异常信息:
spark计算写hive表时出现异常
Exception in thread "main" org.apache.spark.sql.AnalysisException: Can not create the managed table('`original_exam_question_score`'). The associated location('hdfs://master122:8020/opt/cdh/hive/warehouse/h_431000_923a0d14be0244eb8c509ce0a57684bb.db/original_exam_question_score') already exists.;
at org.apache.spark.sql.catalyst.catalog.SessionCatalog.validateTableLocation(SessionCatalog.scala:331)
at org.apache.spark.sql.execution.command.CreateDataSourceTableAsSelectCommand.run(createDataSourceTables.scala:170)

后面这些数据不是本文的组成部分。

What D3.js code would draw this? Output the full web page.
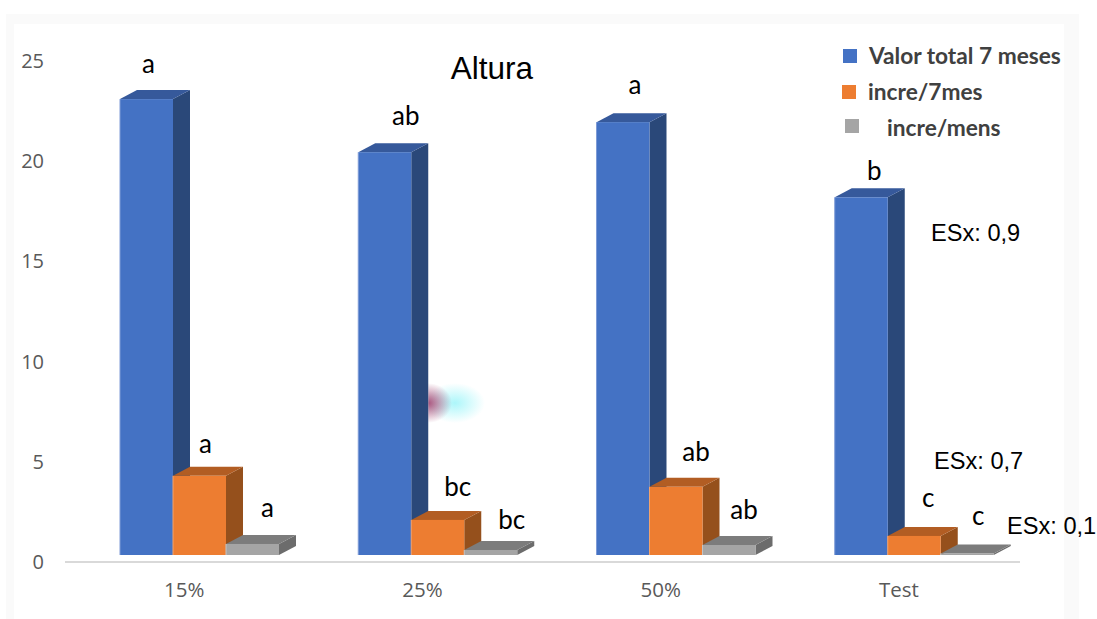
<!DOCTYPE html>
<html>
<head>
<meta charset="utf-8">
<script src="https://cdn.jsdelivr.net/npm/d3@7"></script>
<style>
  html, body { margin: 0; padding: 0; background: #fff; }
  svg { display: block; }
</style>
</head>
<body>
<svg id="chart" width="1097" height="619"></svg>
<script>
// Growth data per treatment
const categories = ["15%", "25%", "50%", "Test"];
const seriesNames = ["Valor total 7 meses", "incre/7mes", "incre/mens"];
const totalValues = [22.75, 20.1, 21.6, 17.85];
const increment7 = [3.95, 1.75, 3.4, 0.95];
const incrementMonth = [0.55, 0.25, 0.5, 0.08];
const yTicks = [0, 5, 10, 15, 20, 25];

// Significance letters, one row per series
const totalLetters = ["a", "ab", "a", "b"];
const increment7Letters = ["a", "bc", "ab", "c"];
const incrementMonthLetters = ["a", "bc", "ab", "c"];

const seriesValues = [totalValues, increment7, incrementMonth];
const seriesLetters = [totalLetters, increment7Letters, incrementMonthLetters];

// Layout
const frontFloor = 7;          // front plane sits above the axis line
const depthX = 17, depthY = 9; // oblique projection of the bar depth
const palette = [
  { front: "#4472C4", top: "#36599B", side: "#2A4879", edge: "#7E9BD6" },
  { front: "#ED7D31", top: "#B25D23", side: "#95501C", edge: "#F2A36E" },
  { front: "#A5A5A5", top: "#7C7C7C", side: "#6C6C6C", edge: "#C4C4C4" }
];
// Hand placement of each letter relative to the top-centre of its bar
const letterNudgeX = [[2, 21, 12, 13], [6, 20, 20, 14], [15, 21, 15, 11]];
const letterNudgeY = [[26, 27, 28, 17], [23, 24, 26, 29], [27, 21, 26, 28]];

const svg = d3.select("#chart");
const defs = svg.append("defs");

// Sheet background with its faint frame
svg.append("rect").attr("x", 6).attr("y", 14).attr("width", 1073).attr("height", 605).attr("fill", "#FAFAFA");
svg.append("rect").attr("x", 14).attr("y", 24).attr("width", 1050).attr("height", 595).attr("fill", "#FFFFFF");

const x = d3.scaleBand().domain(categories).range([65, 1018]);
const y = d3.scaleLinear().domain([0, 25]).range([562, 61]);
const inner = d3.scaleBand().domain(d3.range(seriesNames.length)).range([55, 214]);

// Axis line and tick labels
const axisFont = "'Open Sans', sans-serif";
const bottom = d3.axisBottom(x).tickSize(0).tickPadding(20);
const gx = svg.append("g").attr("transform", `translate(0,${y(0)})`).call(bottom);
gx.select(".domain").remove();
gx.append("line").attr("x1", 65).attr("x2", 1020)
  .attr("stroke", "#D9D9D9").attr("stroke-width", 2);
gx.selectAll("text").attr("font-family", axisFont).attr("font-size", 20.5).attr("fill", "#595959");

const left = d3.axisLeft(y).tickValues(yTicks).tickSize(0).tickPadding(0);
const gy = svg.append("g").attr("transform", "translate(44,0)").call(left);
gy.select(".domain").remove();
gy.selectAll("text").attr("font-family", axisFont).attr("font-size", 20).attr("fill", "#595959");

// Small colour smudge beside the second blue bar, clipped at the bar's side face
const smudgeEdge = x(categories[1]) + inner(0) + inner.bandwidth() + depthX;
defs.append("clipPath").attr("id", "smudgeClip")
  .append("rect").attr("x", smudgeEdge).attr("y", 370).attr("width", 80).attr("height", 70);
const smudge = [
  { id: "smudgeCyan", stop: "#A8F6FA", cx: 455, rx: 30, ry: 20, o: 0.95 },
  { id: "smudgeRed", stop: "#A0406E", cx: 428, rx: 24, ry: 20, o: 0.9 }
];
smudge.forEach(d => {
  const grad = defs.append("radialGradient").attr("id", d.id);
  grad.append("stop").attr("offset", "0%").attr("stop-color", d.stop).attr("stop-opacity", d.o);
  grad.append("stop").attr("offset", "100%").attr("stop-color", d.stop).attr("stop-opacity", 0);
  svg.append("ellipse")
    .attr("cx", d.cx).attr("cy", 403).attr("rx", d.rx).attr("ry", d.ry)
    .attr("fill", `url(#${d.id})`)
    .attr("clip-path", "url(#smudgeClip)");
});

// Oblique 3D bars: side and top faces first, front face over them
const plot = svg.append("g");
categories.forEach((cat, c) => {
  seriesNames.forEach((_, s) => {
    const v = seriesValues[s][c];
    const x0 = x(cat) + inner(s);
    const x1 = x0 + inner.bandwidth();
    const yb = y(0) - frontFloor;
    const yt = y(v) - frontFloor;
    const col = palette[s];
    const g = plot.append("g");
    g.append("polygon")
      .attr("points", [[x1, yt], [x1 + depthX, yt - depthY], [x1 + depthX, yb - depthY], [x1, yb]].join(" "))
      .attr("fill", col.side);
    g.append("polygon")
      .attr("points", [[x0, yt], [x0 + depthX, yt - depthY], [x1 + depthX, yt - depthY], [x1, yt]].join(" "))
      .attr("fill", col.top);
    g.append("rect")
      .attr("x", x0).attr("y", yt)
      .attr("width", x1 - x0).attr("height", yb - yt)
      .attr("fill", col.front);
    g.append("path")
      .attr("d", `M${x0},${yb}V${yt}`)
      .attr("stroke", col.edge).attr("stroke-width", 1).attr("fill", "none");
  });
});

// Significance letters above the bars
categories.forEach((cat, c) => {
  seriesNames.forEach((_, s) => {
    const cx = x(cat) + inner(s) + inner.bandwidth() / 2;
    svg.append("text")
      .attr("x", cx + letterNudgeX[s][c])
      .attr("y", y(seriesValues[s][c]) - frontFloor - letterNudgeY[s][c])
      .attr("text-anchor", "middle")
      .attr("font-family", "Lato, sans-serif")
      .attr("font-size", 26)
      .attr("fill", "#000")
      .text(seriesLetters[s][c]);
  });
});

// Title
svg.append("text").attr("x", 492).attr("y", 79)
  .attr("text-anchor", "middle")
  .attr("font-family", "'Liberation Sans', sans-serif")
  .attr("font-size", 31.5).attr("fill", "#000").text("Altura");

// Standard-error notes
const seNotes = ["ESx: 0,9", "ESx: 0,7", "ESx: 0,1"];
const seNoteX = [931, 934, 1007];
const seNoteY = [241, 469, 534];
seNotes.forEach((t, i) => {
  svg.append("text").attr("x", seNoteX[i]).attr("y", seNoteY[i])
    .attr("font-family", "'Liberation Sans', sans-serif")
    .attr("font-size", 23.6).attr("fill", "#000").text(t);
});

// Legend
const legendSwatchX = [843, 842, 845];
const legendSwatchY = [49, 85, 119];
const legendTextX = [869, 868, 887];
const legendTextY = [64, 100, 136];
seriesNames.forEach((name, i) => {
  svg.append("rect")
    .attr("x", legendSwatchX[i]).attr("y", legendSwatchY[i])
    .attr("width", 14).attr("height", 14)
    .attr("fill", palette[i].front);
  svg.append("text")
    .attr("x", legendTextX[i]).attr("y", legendTextY[i])
    .attr("font-family", "Lato, sans-serif")
    .attr("font-weight", 700)
    .attr("font-size", 22.7)
    .attr("fill", "#404040")
    .text(name);
});
</script>
</body>
</html>
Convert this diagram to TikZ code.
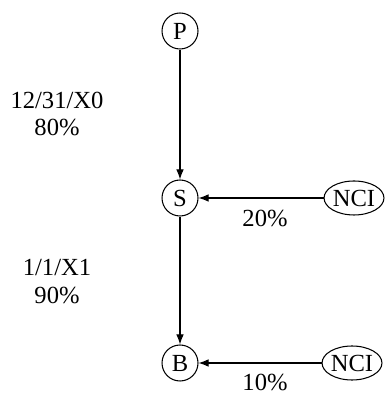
\documentclass[tikz,border=0pt]{standalone}
\usepackage{fontspec}
\setmainfont{Liberation Serif}
\usepackage{tikz}
\usetikzlibrary{arrows.meta, shapes.geometric}

\begin{document}
\begin{tikzpicture}[x=0.02cm, y=0.02cm, >=Latex,
    font=\fontsize{14}{15.9}\selectfont,
    state/.style={draw, circle, minimum size=0.72cm, inner sep=0pt, line width=0.6pt},
    source/.style={draw, ellipse, minimum width=1.18cm, minimum height=0.68cm, inner sep=0pt, line width=0.6pt},
    flow/.style={->, line width=0.6pt}]
  \useasboundingbox (0,0) rectangle (386,394);
  % --- main chain ---
  \node[state] (P) at (180,363) {P};
  \node[state] (S) at (180,196) {S};
  \node[state] (B) at (180,31) {B};
  % --- outside inputs ---
  \node[source] (NCIs) at (354,196) {NCI};
  \node[source] (NCIb) at (352,31) {NCI};
  \draw[flow] (P) -- (S);
  \draw[flow] (S) -- (B);
  \draw[flow] (NCIs) -- (S);
  \draw[flow] (NCIb) -- (B);
  % --- labels ---
  \node[align=center] (lblPS) at (57,280) {12/31/X0\\80\%};
  \node[align=center] (lblSB) at (57,112) {1/1/X1\\90\%};
  \node (lblS) at (265,176) {20\%};
  \node (lblB) at (265,12) {10\%};
\end{tikzpicture}
\end{document}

at org.apache.spark.sql.execution.command.DataWritingCommandExec.sideEffectResult$lzycompute(commands.scala:104)
at org.apache.spark.sql.execution.command.DataWritingCommandExec.sideEffectResult(commands.scala:102)
at org.apache.spark.sql.execution.command.DataWritingCommandExec.doExecute(commands.scala:122)
at org.apache.spark.sql.execution.SparkPlan$$anonfun$execute$1.apply(SparkPlan.scala:131)
at org.apache.spark.sql.execution.SparkPlan$$anonfun$execute$1.apply(SparkPlan.scala:127)
异常原因:
可能是之前有个spark任务写这个表的时候强制把任务停了,每次写表都执行删除表,hive源数据库是没有数据了,但是在hdfs还是有文件,所以出现了这个异常。
如果出现以下情况,则可能出现此问题:
- 正在进行写操作时,将终止群集。
- 发生临时网络问题。
- 作业中断。
解决方法1:
将属性设置 spark.sql.legacy.allowCreatingManagedTableUsingNonemptyLocation 为 true 。 表示删除 _STARTED 目录,并将进程返回到原始状态。
spark.conf.set("spark.sql.legacy.allowCreatingManagedTableUsingNonemptyLocation","true")
或者配置在spark-default.conf里面:
spark.sql.legacy.allowCreatingManagedTableUsingNonemptyLocation true
亲测有效。
解决方法2:
直接在hdfs上删除异常信息中的这个目录,我最后也是菜取的这中方法。